_Available records:_
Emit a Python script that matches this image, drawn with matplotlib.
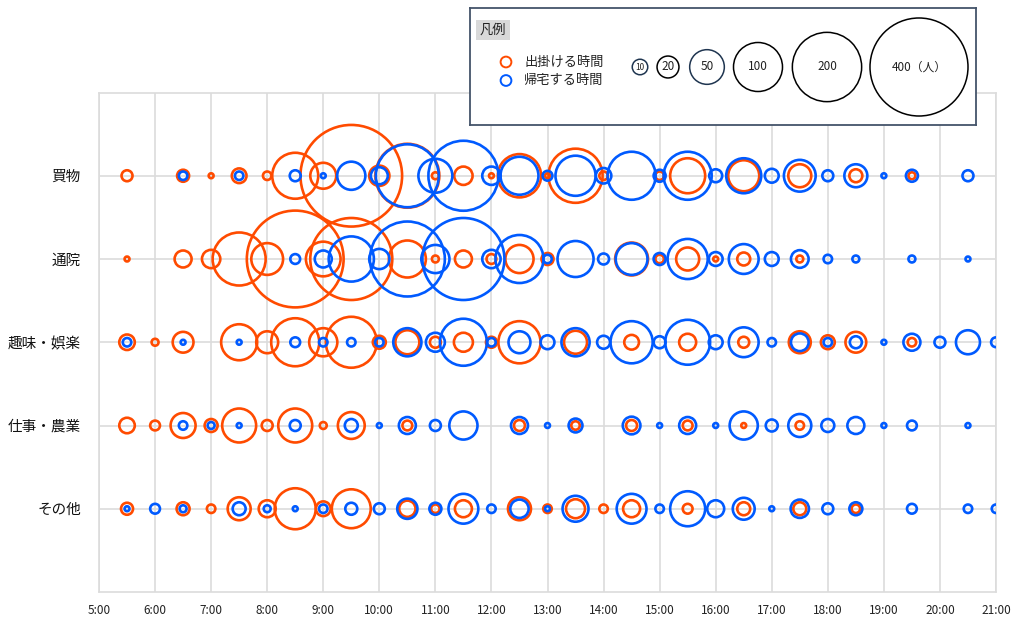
import matplotlib.pyplot as plt
import numpy as np

plt.rcParams['font.family'] = ['Noto Sans CJK JP', 'DejaVu Sans']

# time slots every 30 minutes
slots = ['5:30', '6:00', '6:30', '7:00', '7:30', '8:00', '8:30', '9:00',
         '9:30', '10:00', '10:30', '11:00', '11:30', '12:00', '12:30', '13:00',
         '13:30', '14:00', '14:30', '15:00', '15:30', '16:00', '16:30', '17:00',
         '17:30', '18:00', '18:30', '19:00', '19:30', '20:00', '20:30', '21:00']

categories = ['買物', '通院', '趣味・娯楽', '仕事・農業', 'その他']

# people leaving home (出掛ける時間), per slot
shopping_out = [5, 0, 6, 1, 9, 3, 88, 28, 430, 17, 170, 2, 14, 1, 78, 1,
                122, 3, 0, 3, 51, 0, 40, 0, 22, 0, 7, 0, 2, 0, 0, 0]
hospital_out = [1, 0, 12, 14, 117, 42, 390, 50, 280, 0, 57, 2, 12, 4, 33, 6,
                0, 0, 45, 3, 22, 1, 7, 0, 2, 0, 0, 0, 0, 0, 0, 0]
hobby_out = [10, 2, 18, 0, 54, 20, 96, 33, 108, 7, 24, 5, 15, 5, 74, 0,
             22, 0, 9, 0, 12, 0, 5, 0, 20, 8, 18, 0, 3, 0, 0, 0]
work_out = [10, 4, 26, 7, 48, 5, 48, 2, 30, 0, 4, 0, 0, 0, 5, 0,
            3, 0, 5, 0, 4, 0, 1, 0, 3, 0, 0, 0, 0, 0, 0, 0]
other_out = [6, 0, 7, 3, 22, 12, 70, 9, 63, 0, 11, 3, 12, 0, 22, 3,
             15, 3, 12, 0, 4, 0, 7, 0, 7, 0, 3, 0, 0, 0, 0, 0]

# people coming back home (帰宅する時間), per slot
shopping_back = [0, 0, 3, 0, 3, 0, 5, 1, 33, 12, 165, 48, 204, 14, 60, 4,
                 67, 10, 96, 6, 96, 7, 51, 8, 42, 5, 22, 1, 6, 0, 5, 0]
hospital_back = [0, 0, 0, 0, 0, 0, 4, 12, 85, 17, 234, 33, 280, 14, 96, 3,
                 54, 5, 42, 6, 67, 8, 37, 8, 13, 3, 2, 0, 2, 0, 1, 0]
hobby_back = [3, 0, 1, 0, 1, 0, 4, 3, 3, 3, 33, 15, 92, 3, 20, 8,
              33, 7, 74, 6, 84, 8, 37, 3, 13, 3, 6, 1, 12, 5, 24, 4]
work_back = [0, 0, 3, 2, 1, 0, 5, 0, 7, 1, 12, 5, 33, 0, 12, 1,
             8, 0, 13, 1, 12, 1, 33, 6, 22, 7, 12, 1, 4, 0, 1, 0]
other_back = [1, 4, 2, 0, 7, 2, 1, 3, 6, 5, 17, 6, 37, 3, 14, 1,
              28, 0, 37, 3, 51, 12, 20, 1, 14, 5, 7, 0, 4, 0, 3, 3]

out_rows = [shopping_out, hospital_out, hobby_out, work_out, other_out]
back_rows = [shopping_back, hospital_back, hobby_back, work_back, other_back]

legend_sizes = [10, 20, 50, 100, 200, 400]
legend_labels = ['10', '20', '50', '100', '200', '400（人）']

orange = '#FF4B00'
blue = '#005AFF'
gridColor = '#dcdcdc'


def bubble_area(count):
    # marker area in points^2, so the diameter grows with sqrt(count)
    return 12.45 * np.asarray(count, dtype=float)


def to_hours(label):
    h, m = label.split(':')
    return int(h) + int(m) / 60


hours = np.array([to_hours(s) for s in slots])

figureWidth = 10.14
figureHeight = 6.19
fig = plt.figure(figsize=(figureWidth, figureHeight), dpi=100)

# main panel, placed in pixel units of the 1014x619 canvas
ax = fig.add_axes([99 / 1014, 27 / 619, 897 / 1014, 499.5 / 619])
ax.set_xlim(5, 21)
ax.set_ylim(0, 6)

ypos = np.arange(len(categories), 0, -1)

for row, y in enumerate(ypos):
    vals = np.array(out_rows[row])
    keep = vals > 0
    ax.scatter(hours[keep], np.full(keep.sum(), y), s=bubble_area(vals[keep]),
               facecolors='none', edgecolors=orange, linewidths=1.9, zorder=3)
for row, y in enumerate(ypos):
    vals = np.array(back_rows[row])
    keep = vals > 0
    ax.scatter(hours[keep], np.full(keep.sum(), y), s=bubble_area(vals[keep]),
               facecolors='none', edgecolors=blue, linewidths=1.9, zorder=4)

ax.set_xticks(np.arange(5, 22))
ax.set_xticklabels(['%d:00' % h for h in range(5, 22)], fontsize=8.5, color='#222222')
ax.set_yticks(ypos)
ax.set_yticklabels(categories, fontsize=10.5, color='#111111')
ax.tick_params(axis='x', length=0, pad=9)
ax.tick_params(axis='y', length=0, pad=13)

ax.grid(True, color=gridColor, linewidth=1.2, zorder=0)
ax.set_axisbelow(True)
for side in ['left', 'right', 'top', 'bottom']:
    ax.spines[side].set_color(gridColor)
    ax.spines[side].set_linewidth(1.2)

# legend box drawn in its own panel, coordinates in pixels
lax = fig.add_axes([470 / 1014, 1 - 125 / 619, 506 / 1014, 117 / 619], zorder=10)
lax.set_xlim(0, 506)
lax.set_ylim(117, 0)
lax.set_xticks([])
lax.set_yticks([])
lax.set_facecolor('white')
for side in ['left', 'right', 'top', 'bottom']:
    lax.spines[side].set_color('#44546a')
    lax.spines[side].set_linewidth(1.3)

lax.text(23, 22, '凡例', fontsize=9.5, ha='center', va='center', color='#222222',
         bbox=dict(boxstyle='square,pad=0.25', facecolor='#d9d9d9', edgecolor='none'))

lax.scatter([36], [54], s=60, facecolors='none', edgecolors=orange, linewidths=1.4)
lax.scatter([36], [72.5], s=60, facecolors='none', edgecolors=blue, linewidths=1.4)
lax.text(54, 54, '出掛ける時間', fontsize=9.5, ha='left', va='center', color='#222222')
lax.text(54, 72.5, '帰宅する時間', fontsize=9.5, ha='left', va='center', color='#222222')

legend_x = [170, 198, 237, 288, 357, 449]
legend_edge = ['#1f3550', 'black', '#1f3550', 'black', 'black', 'black']
for i in range(len(legend_sizes)):
    lax.scatter([legend_x[i]], [59], s=bubble_area(legend_sizes[i]),
                facecolors='none', edgecolors=legend_edge[i], linewidths=1.1)
    fsize = 6 if legend_sizes[i] < 20 else 8.5
    lax.text(legend_x[i], 59, legend_labels[i], fontsize=fsize,
             ha='center', va='center', color='#222222')

plt.savefig('out.png', dpi=100)
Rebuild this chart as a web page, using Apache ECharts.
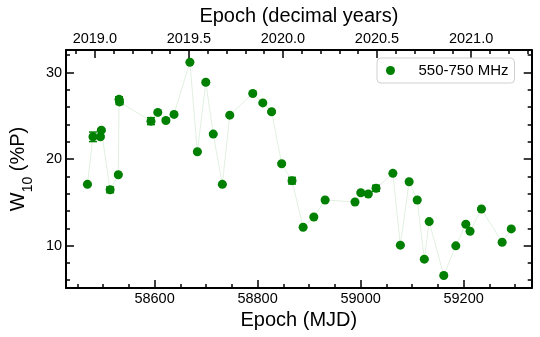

_Exercise description:_ Leave the pictures out and repeat exactly the lines from the beginning of the records to the line bearing "plt.rcParams['font.family'] = ['Noto", both ends counted.

_Written solution:_
Emit a Python script that matches this image, drawn with matplotlib.
import matplotlib.pyplot as plt
import numpy as np

plt.rcParams['font.family'] = ['Noto Sans CJK JP', 'DejaVu Sans']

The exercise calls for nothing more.